Pero es precisamente el cristianismo -su mensaje revelado, su vigor, su comprensión del hombre, terrenal y sobrenatural, sus valores- el que parece desaparecido de cualquier mensaje oficial al tratar el problema del terrorismo islámico. Una cosa es la conveniencia política y otra, muy distinta, la realidad social. A los gobernantes les preocupa un horizonte concreto, pero no las creencias de sus ciudadanos. Europa, es preciso insistir en ello, se asienta sobre valores cristianos, los mismos que han civilizado a medio mundo.

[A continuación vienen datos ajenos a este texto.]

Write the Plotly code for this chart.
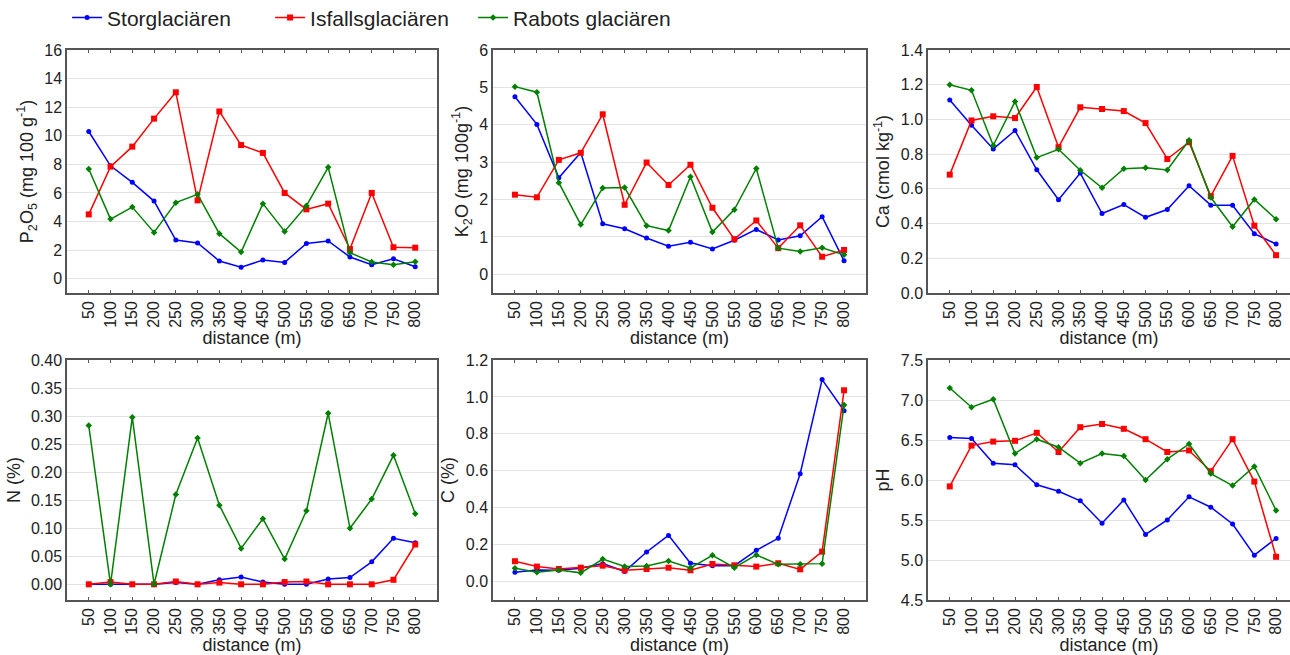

El centro de Europa no está en París, capital de un gran país europeo, sino en Roma, el principal foco para la compresión de la riqueza espiritual del Viejo Continente. Puede ser un problema el entendimiento entre religiones, pero nunca por una de ellas, el cristianismo, portador de valores universales. En Roma están los valores acumulados en veinte siglos de la historia de Europa -con todas sus grandezas y miserias-, mientras que en París está sólo una referencia histórica de los dos últimos siglos. Ahí se gestó una gran revolución, cuyos valores republicanos -libertad, igualdad, fraternidad- todavía se proclaman, pero en los que se puso en marcha, paralelamente, una gran máquina de matar, la guillotina. La 'metáfora' de ese instrumento mortífero germinó con toda su crueldad cien años después, en el siglo XX, con dos grandes regímenes totalitarios: el nazismo y el comunismo. En Roma, mientras tanto, siempre ha seguido la Cruz.